As may be deduced, the mechanisms operate concurrently and in parallel—one of them crawling and discovering addresses whilst the other indexes their content: efficiency.
At the same time it is to be noted that these are separate mechanisms.
Next, bearing this in mind, we can now address loading speed. Google is strict with efficient use of its resources, not allotting more than several seconds for rendering a web page (it is believed it allocates approximately 5 sec. but in reality this varies by site). After a few seconds, Google moves on; i.e. content not rendered within a few seconds may not be indexed. Of course it is not only the particular web page that suffers, but the entire website, if the resources on its pages take too long to load—Google being far from happy (to put it mildly) to crawl & index due the load the site imposes on its resources; this may result in fewer of the website pages being crawled, and at a lower frequency.
(d) WRS based on Chrome 41
On that Caffeine note, it has been officially announced that Google’s Web Rendering Service is based on the Chrome 41 browser, and is in fact identical to this version of the browser; in other words, Google uses a 3(!)-year-old browser for rendering web pages.
An understanding of Chrome 41’s abilities and limitations will make it far easier to build a website that Google can crawl and index properly.
The chrome 41 browser should also be used as an important debugging tool.
Having reviewed Google’s crawling and indexing mechanisms, we may now turn to the challenges JS presents for search engines: In short, the main issue with JS is in its lack of efficiency for Google (despite being nice for users), coupled with the fact that JS has a tendency to ignore Google’s limitations.

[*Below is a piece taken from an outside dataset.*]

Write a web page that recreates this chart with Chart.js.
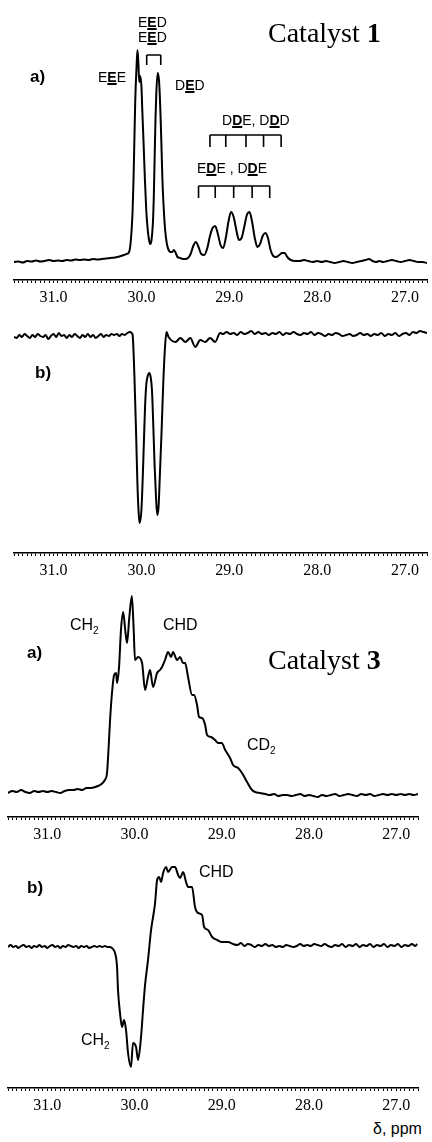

Let’s look at this more closely and set out the points of friction between JS and search engines:
1. Client-side rendering – many JS sites utilize client side rendering i.e. the HTML is loaded on the client’s side, which has a significant impact on search engines—
> The main implication is the need for Google to allocate resources for rendering the web page. On server-side loaded websites, Googlebot requests the web page from the server and obtains the entire HTML already rendered and ready for indexing; Googlebot forwards the HTML as-is to Caffeine, which can then index it—a 2-stage process is involved: crawling and indexing. On client-side loaded JS websites, the search engine only obtains a basic file from the server and a further stage is required in the process—rendering of the web page’s full HTML in preparation for indexing, the process now entailing an additional stage: Crawling > Rendering > Indexing. The additional stage, rendering, requires the allocation of additional Google resources and as stated, Google manages its resources with maximum efficiency.
> An additional implication, derived from the previous one, is the inability of Googlebot to crawl links and additional addresses concurrently with the work done by Caffeine. As mentioned, on client-side rendered JS websites, Googlebot does not receive a rendered and ready HTML from the server, so for Googlebot to continue to scrape and crawl new URL addresses from the web page, it must wait for Caffeine to finish rendering the web page, identify the links on it and forward them back to it so that they may be crawled: inefficient.
In consequence, the crawl rate on JS websites tends to be very low—web pages are simply not crawled. It should be emphasised that it is not a matter of Google’s ability to render JS web pages or to crawl JS links, but of it’s reluctancy to allocate the resources required to render client-side web pages and crawl its links (In other words, wait for caffeine to finish rendering the web page).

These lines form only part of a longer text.